Leadership support is equally critical. Without visible backing from senior leaders, risk assessments struggle to secure the resources and organizational buy-in they need to translate findings into action.

It Adapts as Conditions Change

A risk assessment is only as good as its last update. The Joint Commission notes that reassessment should happen whenever significant changes occur in the environment, whether that means new equipment, renovated spaces, changes in staffing, or shifts in the regulatory landscape. While no universal rule dictates how often to reassess, annual reviews are widely considered good practice because they create a natural checkpoint to incorporate new tools, new knowledge, and any changes that have accumulated over the year.
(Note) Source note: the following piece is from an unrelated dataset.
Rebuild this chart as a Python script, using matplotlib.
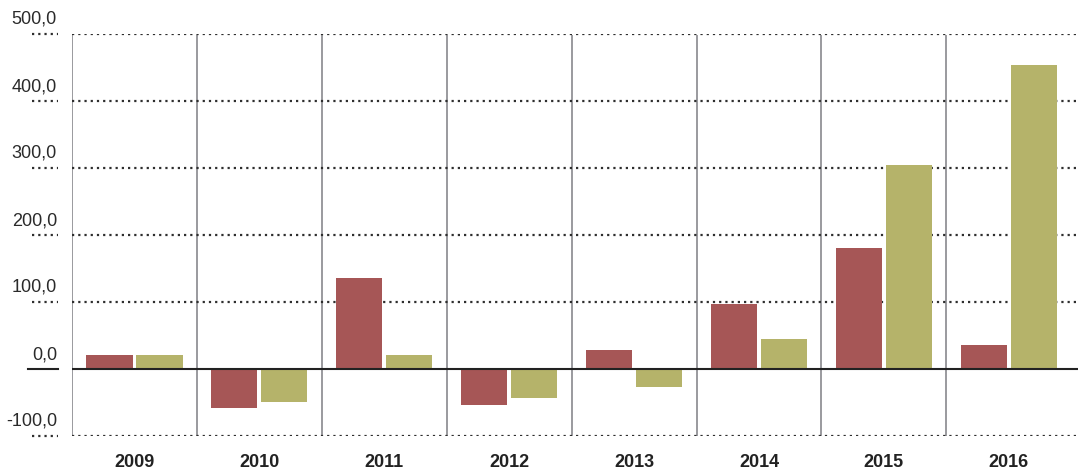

Organizations that treat risk assessment as a fixed document rather than an evolving process tend to get blindsided. Risks evolve constantly: new technologies introduce unfamiliar failure modes, supply chains shift, regulations tighten, and workforce demographics change. Overlooking these emerging risks is a well-documented cause of risk management failure. If your organization has an internal policy that sets a review schedule, that schedule becomes the minimum standard to follow.
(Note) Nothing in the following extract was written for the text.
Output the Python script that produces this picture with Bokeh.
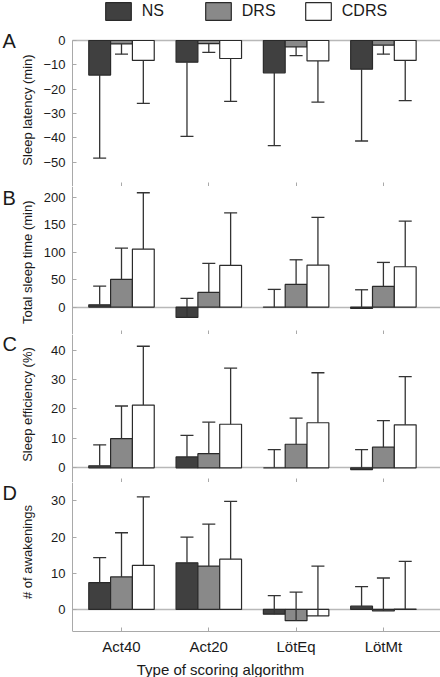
from bokeh.plotting import figure
from bokeh.models import (Range1d, FixedTicker, Whisker, TeeHead, ColumnDataSource,
                          Label, Legend, LegendItem, LinearAxis)
from bokeh.layouts import column
from bokeh.embed import file_html
from bokeh.resources import INLINE
import numpy as np

# ---------------- data ----------------
categories = ["Act40", "Act20", "LötEq", "LötMt"]
series = ["NS", "DRS", "CDRS"]

# A: Sleep latency (min)  (error bars drawn downward)
lat_ns = [-14.2, -8.9, -13.3, -11.8]
lat_drs = [-1.4, -1.3, -2.6, -1.9]
lat_cdrs = [-8.2, -7.4, -8.4, -8.2]
lat_ns_sd = [34.1, 30.5, 29.9, 29.5]
lat_drs_sd = [4.2, 3.6, 3.6, 3.7]
lat_cdrs_sd = [17.6, 17.6, 16.9, 16.5]

# B: Total sleep time (min)
tst_ns = [4.2, -18.8, -0.3, -2.4]
tst_drs = [50.5, 26.8, 41.4, 37.7]
tst_cdrs = [105.8, 76.0, 76.6, 73.6]
tst_ns_sd = [34.1, 34.6, 32.6, 34.0]
tst_drs_sd = [57.2, 52.9, 44.9, 43.8]
tst_cdrs_sd = [102.8, 96.0, 87.1, 83.4]

# C: Sleep efficiency (%)
se_ns = [0.7, 3.7, 0.0, -0.6]
se_drs = [9.9, 4.8, 8.0, 7.0]
se_cdrs = [21.3, 14.8, 15.3, 14.6]
se_ns_sd = [7.1, 7.3, 6.2, 6.8]
se_drs_sd = [11.1, 10.7, 8.9, 9.0]
se_cdrs_sd = [20.0, 19.1, 17.0, 16.4]

# D: # of awakenings
aw_ns = [7.4, 12.9, -1.3, 0.9]
aw_drs = [9.0, 12.0, -3.1, -0.4]
aw_cdrs = [12.2, 13.9, -1.8, 0.1]
aw_ns_sd = [6.9, 7.1, 5.1, 5.4]
aw_drs_sd = [12.2, 11.6, 7.9, 9.1]
aw_cdrs_sd = [18.9, 16.0, 13.8, 13.2]

lat_ticks = [0, -10, -20, -30, -40, -50]
tst_ticks = [0, 50, 100, 150, 200]
se_ticks = [0, 10, 20, 30, 40]
aw_ticks = [0, 10, 20, 30]

# ---------------- style ----------------
FONT = "Liberation Sans"
FILLS = ["#404040", "#898989", "#ffffff"]
EDGE = "#2a2a2a"
ERR = "#333333"
AXIS = "#a9a9a9"
ZERO = "#b8b8b8"
TEXT = "#1a1a1a"
OFFSETS = [-0.25, 0.0, 0.25]
BAR_W = 0.25
AXIS_X = 0.439                 # where the value axis sits
X_RANGE = (-0.386, 4.654)
cat_pos = np.arange(1, len(categories) + 1)


def make_panel(means, sds, ylabel, yrange, ybounds, ticks, frame_h, down, letter,
               letter_y, title_y, show_x=False):
    p = figure(frame_width=440, frame_height=frame_h,
               x_range=Range1d(*X_RANGE), y_range=Range1d(*yrange),
               output_backend="svg", toolbar_location=None,
               min_border_left=0, min_border_right=0,
               min_border_top=0, min_border_bottom=0)
    p.outline_line_color = None
    p.grid.visible = False
    p.background_fill_color = "white"
    p.border_fill_color = "white"

    # zero reference line (an unlabeled axis fixed at y = 0)
    zero = LinearAxis(fixed_location=0, bounds=(AXIS_X, X_RANGE[1]),
                      ticker=FixedTicker(ticks=[]), axis_line_color=ZERO,
                      axis_line_width=1.6, major_tick_line_color=None,
                      minor_tick_line_color=None, level="underlay")
    p.add_layout(zero, "below")

    renderers = []
    for i in range(3):
        vals = np.array(means[i], dtype=float)
        sd = np.array(sds[i], dtype=float)
        if down:
            lo, hi = vals - sd, vals
        else:
            lo, hi = vals, vals + sd
        src = ColumnDataSource(dict(x=cat_pos + OFFSETS[i], top=vals, lo=lo, hi=hi))
        r = p.vbar(x="x", top="top", bottom=0, width=BAR_W, source=src,
                   fill_color=FILLS[i], line_color=EDGE, line_width=1.2)
        renderers.append(r)
        head = TeeHead(size=13, line_color=ERR, line_width=1.3)
        wk = Whisker(source=src, base="x", lower="lo", upper="hi", dimension="height",
                     line_color=ERR, line_width=1.3, level="annotation",
                     lower_head=head if down else None,
                     upper_head=None if down else head)
        p.add_layout(wk)

    # y axis (value axis, drawn at AXIS_X)
    ya = p.yaxis[0]
    ya.fixed_location = AXIS_X
    ya.bounds = ybounds
    ya.ticker = FixedTicker(ticks=ticks)
    ya.axis_line_color = AXIS
    ya.major_tick_line_color = AXIS
    ya.minor_tick_line_color = None
    ya.major_tick_in = 4
    ya.major_tick_out = 0
    ya.major_label_standoff = 7
    ya.major_label_text_font = FONT
    ya.major_label_text_font_size = "13px"
    ya.major_label_text_color = TEXT

    # y title as rotated text
    p.add_layout(Label(x=26.5, y=title_y, x_units="screen", y_units="screen",
                       text=ylabel, angle=np.pi / 2, text_font=FONT,
                       text_font_size="13px", text_color=TEXT,
                       text_align="center", text_baseline="middle"))

    # x axis
    xa = p.xaxis[0]
    xa.bounds = (AXIS_X, X_RANGE[1])
    xa.axis_line_color = AXIS
    xa.major_tick_in = 4
    xa.major_tick_out = 0
    xa.minor_tick_in = 4
    xa.minor_tick_out = 0
    if show_x:
        xa.ticker = FixedTicker(ticks=list(cat_pos))
        xa.major_label_overrides = {int(k): c for k, c in zip(cat_pos, categories)}
        xa.major_tick_line_color = AXIS
        xa.minor_tick_line_color = None
        xa.major_label_standoff = 6
        xa.major_label_text_font = FONT
        xa.major_label_text_font_size = "15px"
        xa.major_label_text_color = TEXT
        xa.axis_label = "Type of scoring algorithm"
        xa.axis_label_text_font = FONT
        xa.axis_label_text_font_size = "15px"
        xa.axis_label_text_font_style = "normal"
        xa.axis_label_text_color = TEXT
        xa.axis_label_standoff = 3
    else:
        # unlabeled category ticks (minor ticks only)
        xa.ticker = FixedTicker(ticks=[], minor_ticks=list(cat_pos))
        xa.minor_tick_line_color = AXIS
        xa.major_tick_line_color = None
        xa.major_label_standoff = 0

    p.add_layout(Label(x=2, y=letter_y, x_units="screen", y_units="screen",
                       text=letter, text_font=FONT, text_font_size="20px",
                       text_color=TEXT, text_baseline="top", text_align="left"))
    return p, renderers


pA, rA = make_panel([lat_ns, lat_drs, lat_cdrs], [lat_ns_sd, lat_drs_sd, lat_cdrs_sd],
                    "Sleep latency (min)", (-60, 16.44), (-60, 0), lat_ticks, 186, True,
                    "A", 156.5, 76.5)
pB, _ = make_panel([tst_ns, tst_drs, tst_cdrs], [tst_ns_sd, tst_drs_sd, tst_cdrs_sd],
                   "Total sleep time (min)", (-50, 220), "auto", tst_ticks, 148, False,
                   "B", 147.5, 72.3)
pC, _ = make_panel([se_ns, se_drs, se_cdrs], [se_ns_sd, se_drs_sd, se_cdrs_sd],
                   "Sleep efficiency (%)", (-5, 45.3), "auto", se_ticks, 148, False,
                   "C", 149.5, 78)
pD, _ = make_panel([aw_ns, aw_drs, aw_cdrs], [aw_ns_sd, aw_drs_sd, aw_cdrs_sd],
                   "# of awakenings", (-6.1, 35.1), "auto", aw_ticks, 149, False,
                   "D", 149.5, 79.5, show_x=True)

# legend: one small legend per series, placed above panel A's value area
for i, name in enumerate(series):
    lg = Legend(items=[LegendItem(label=name, renderers=[rA[i]])],
                location=(101.8 + 100 * i, 164),
                glyph_width=32, glyph_height=22, label_height=22,
                label_standoff=8, padding=0, margin=0,
                border_line_color=None, background_fill_alpha=0,
                label_text_font=FONT, label_text_font_size="16px",
                label_text_color=TEXT)
    pA.add_layout(lg)

layout = column(pA, pB, pC, pD, spacing=0)
open("out.html", "w").write(file_html(layout, INLINE))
What Makes Risk Assessments Fail

Understanding what an effective risk assessment does also means understanding what undermines it. The most common failures share a few recurring themes:

  • No clear objectives. When the assessment lacks a defined purpose, it tends to produce vague findings that no one acts on. The assessment needs to answer a specific question: what are the top safety risks in this facility, what threats could derail this project, or what compliance gaps exist in this process.
  • Insufficient resources. Risk management requires people, funding, and technology. Organizations that treat it as a side task for an already-stretched team rarely produce assessments thorough enough to be useful.
  • Static thinking. An assessment completed two years ago may reflect a workplace that no longer exists. Failing to revisit and update the assessment as conditions change is one of the fastest ways to make it irrelevant.
  • Ignoring compliance requirements. Regulatory frameworks exist for a reason. Skipping them doesn’t just create legal and financial exposure through fines and sanctions. It also means missing risks that regulators have already identified as significant across an entire industry.

How to Tell If Your Assessment Is Working

The best indicator of an effective risk assessment is whether it changes behavior and outcomes, not whether it produces a polished report. Organizations that measure their risk management performance through strategic outcomes (fewer incidents, lower costs from disruptions, better project delivery) consistently outperform those that simply track whether the assessment was completed on time.
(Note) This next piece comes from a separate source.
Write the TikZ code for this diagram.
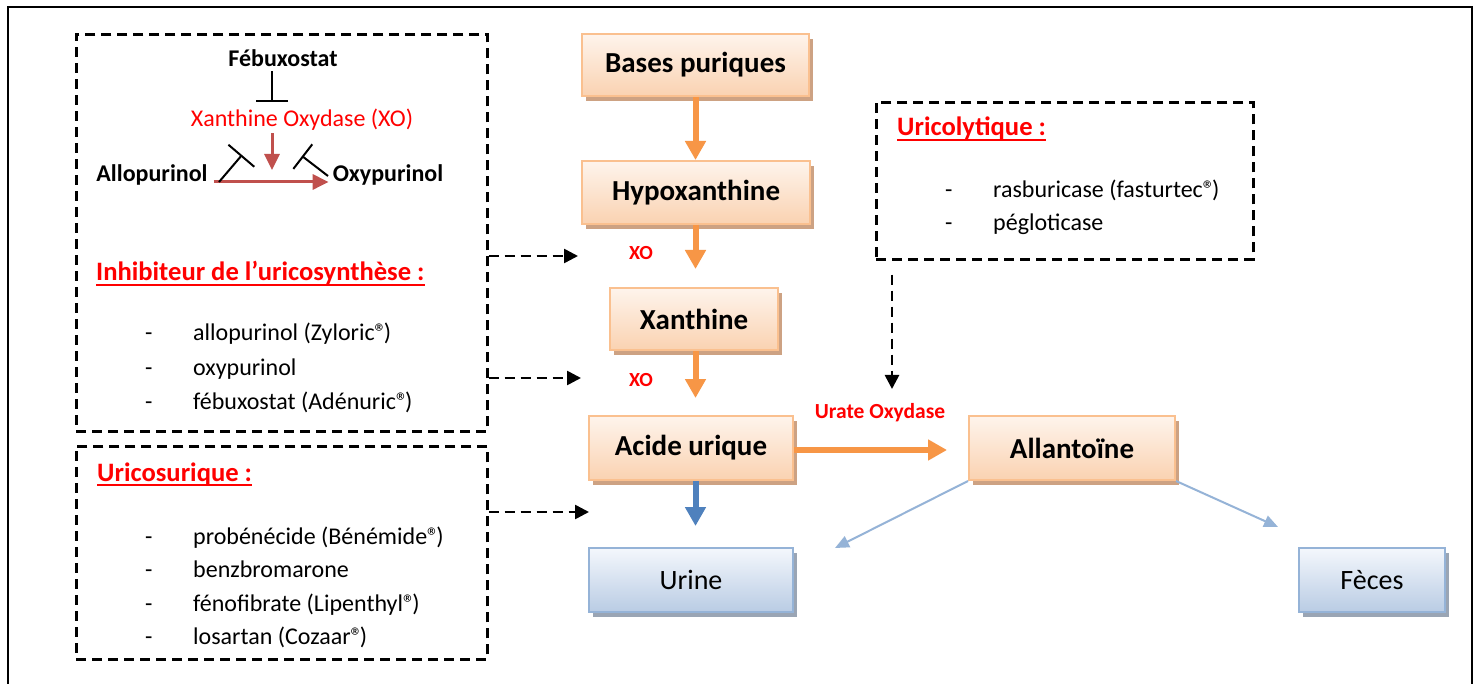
\documentclass[tikz,border=0pt]{standalone}
\usepackage{fontspec}
\setmainfont{Carlito}
\usetikzlibrary{arrows.meta,shadows,calc}
\definecolor{orA}{HTML}{F79646}
\definecolor{orBorder}{HTML}{FAC08F}
\definecolor{orTop}{HTML}{FEF4EC}
\definecolor{orBot}{HTML}{FAD2B1}
\definecolor{orShadow}{HTML}{CDA283}
\definecolor{blBorder}{HTML}{95B3D7}
\definecolor{blTop}{HTML}{F4F7FC}
\definecolor{blBot}{HTML}{B9CCE4}
\definecolor{blShadow}{HTML}{9AA5B4}
\definecolor{blA}{HTML}{4F81BD}
\definecolor{blThin}{HTML}{95B3D7}
\definecolor{xoRed}{HTML}{C0504D}
\newcommand{\regmark}{®\kern-3pt}
\tikzset{
  obox/.style={draw=orBorder, line width=2pt, top color=orTop, bottom color=orBot,
    drop shadow={shadow xshift=4pt, shadow yshift=-5pt, fill=orShadow, opacity=1},
    font=\fontsize{29}{34}\selectfont\bfseries, inner sep=0},
  bbox/.style={draw=blBorder, line width=2pt, top color=blTop, bottom color=blBot,
    drop shadow={shadow xshift=4pt, shadow yshift=-5pt, fill=blShadow, opacity=1},
    font=\fontsize{28}{33}\selectfont, inner sep=0},
  dbox/.style={draw, line width=2.6pt, dash pattern=on 10pt off 6pt, anchor=north west, inner sep=0},
  darrow/.style={draw, line width=2.6pt, dash pattern=on 10pt off 6pt, -{Triangle[length=14pt,width=14pt]}},
  oarrow/.style={draw=orA, line width=6pt, -{Triangle[length=19pt,width=20pt]}},
  barrow/.style={draw=blA, line width=6pt, -{Triangle[length=19pt,width=20pt]}},
  tarrow/.style={draw=blThin, line width=2pt, -{Triangle[length=14pt,width=12pt]}},
  rarrow/.style={draw=xoRed, line width=3pt, -{Triangle[length=16pt,width=15pt]}},
  inhib/.style={draw, line width=2pt},
  item/.style={font=\fontsize{24}{28}\selectfont, anchor=base west, inner sep=0},
  head/.style={font=\fontsize{26.6}{30}\selectfont\bfseries, text=red, anchor=base west, inner sep=0},
  small/.style={font=\fontsize{24}{28}\selectfont\bfseries, anchor=base, inner sep=0},
  redlbl/.style={font=\fontsize{20}{24}\selectfont\bfseries, text=red, inner sep=0},
}
\begin{document}
\begin{tikzpicture}[x=1pt,y=-1pt]
\clip (0,0) rectangle (1480,684);
\fill[white] (0,0) rectangle (1480,684);
% outer frame
\draw[line width=2pt] (8,720) -- (8,7) -- (1472,7) -- (1472,720);

% dashed boxes
\node[dbox, minimum width=411pt, minimum height=397pt] (inh) at (75,33) {};
\node[dbox, minimum width=411pt, minimum height=213pt] (ucs) at (75,445) {};
\node[dbox, minimum width=377pt, minimum height=157pt] (ucl) at (875,101) {};

% inner diagram
\node[small] (feb) at (283,67) {Fébuxostat};
\node[font=\fontsize{24}{28}\selectfont, text=red, anchor=base, inner sep=0] (xo) at (302,127) {Xanthine Oxydase (XO)};
\node[small] (allo) at (152,182) {Allopurinol};
\node[small] (oxy) at (388,182) {Oxypurinol};
\coordinate (inb) at (272,102);
\coordinate (xoend) at (272,170);
\draw[inhib, -{Bar[width=32pt]}] ([yshift=-4pt]feb.south -| inb) -- (inb);
\draw[rarrow] ([yshift=-2pt]xo.south -| xoend) -- (xoend);
\draw[rarrow, shorten <=6pt, shorten >=4pt] (allo.base east) -- (oxy.base west);
\coordinate (ia1) at (219,182);
\coordinate (ia2) at (242,155);
\coordinate (ib1) at (328,176);
\coordinate (ib2) at (302,156);
\draw[inhib, -{Bar[width=34pt]}] (ia1) -- (ia2);
\draw[inhib, -{Bar[width=31pt]}] (ib1) -- (ib2);

% headings
\node[head] (h1) at (96,281) {Inhibiteur de l’uricosynthèse :};
\draw[red, line width=2pt] ([yshift=-4pt]h1.base west) -- ([yshift=-4pt]h1.base east);
\node[head] (h2) at (97,481) {Uricosurique :};
\draw[red, line width=2pt] ([yshift=-4pt]h2.base west) -- ([yshift=-4pt]h2.base east);
\node[head] (h3) at (897,136) {Uricolytique :};
\draw[red, line width=2pt] ([yshift=-4pt]h3.base west) -- ([yshift=-4pt]h3.base east);

% lists
\foreach \t/\y/\n in {allopurinol (Zyloric\regmark)/341/a, oxypurinol/375/b, fébuxostat (Adénuric\regmark)/409/c}{
  \node[item] (d1\n) at (145,\y) {-};
  \node[item] (l1\n) at (193,\y) {\t};
}
\foreach \t/\y/\n in {probénécide (Bénémide\regmark)/544/a, benzbromarone/577/b, fénofibrate (Lipenthyl\regmark)/611/c, losartan (Cozaar\regmark)/644/d}{
  \node[item] (d2\n) at (145,\y) {-};
  \node[item] (l2\n) at (193,\y) {\t};
}
\foreach \t/\y/\n in {rasburicase (fasturtec\regmark)/198/a, pégloticase/231/b}{
  \node[item] (d3\n) at (945,\y) {-};
  \node[item] (l3\n) at (993,\y) {\t};
}

% main boxes
\node[obox, minimum width=227pt, minimum height=62pt] (bases) at (695.5,65) {Bases puriques};
\node[obox, minimum width=228pt, minimum height=63pt] (hypo) at (696,192.5) {Hypoxanthine};
\node[obox, minimum width=168pt, minimum height=62pt] (xan) at (694,319) {Xanthine};
\node[obox, minimum width=204pt, minimum height=64pt] (acide) at (691,448) {Acide urique};
\node[obox, minimum width=206pt, minimum height=64pt] (allan) at (1072,448) {Allantoïne};
\node[bbox, minimum width=204pt, minimum height=64pt] (urine) at (691,580) {Urine};
\node[bbox, minimum width=146pt, minimum height=64pt] (feces) at (1372,580) {Fèces};

% orange arrows
\draw[oarrow] (bases.south) -- (hypo.north -| bases.south);
\draw[oarrow, shorten >=18pt] (hypo.south -| bases.south) -- (xan.north -| bases.south);
\draw[oarrow, shorten >=17pt] (xan.south -| bases.south) -- (acide.north -| bases.south);
\draw[oarrow, shorten >=21pt] ([yshift=-2pt]acide.east) -- ([yshift=-2pt]allan.west);
\draw[barrow, shorten >=21pt] (acide.south -| bases.south) -- (urine.north -| bases.south);

% labels
\node[redlbl] (xo1) at (641,253) {XO};
\node[redlbl] (xo2) at (641,380) {XO};
\node[redlbl, font=\fontsize{21.5}{25}\selectfont\bfseries] (uox) at (880,413) {Urate Oxydase};

% thin blue arrows
\coordinate (tu) at (835,548);
\coordinate (tf) at (1278,527);
\draw[tarrow] (allan.south west) -- (tu);
\draw[tarrow] (allan.south east) -- (tf);

% dashed arrows
\coordinate (t1) at (578,256);
\coordinate (t2) at (581,378);
\coordinate (t3) at (589,512);
\coordinate (t4) at (892,389);
\draw[darrow] (inh.east |- t1) -- (t1);
\draw[darrow] (inh.east |- t2) -- (t2);
\draw[darrow] (ucs.east |- t3) -- (t3);
\draw[darrow] ([yshift=-14pt]ucl.south -| t4) -- (t4);
\end{tikzpicture}
\end{document}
Useful metrics include the number of identified risks that received mitigation action, the time between hazard identification and response, incident rates before and after controls are implemented, and whether risk priorities actually influenced budget decisions. If the assessment identifies a high-scoring risk and nothing changes in how the organization operates, the process has broken down somewhere between analysis and action. The assessment itself is only the starting point. Its value is measured entirely by what happens next.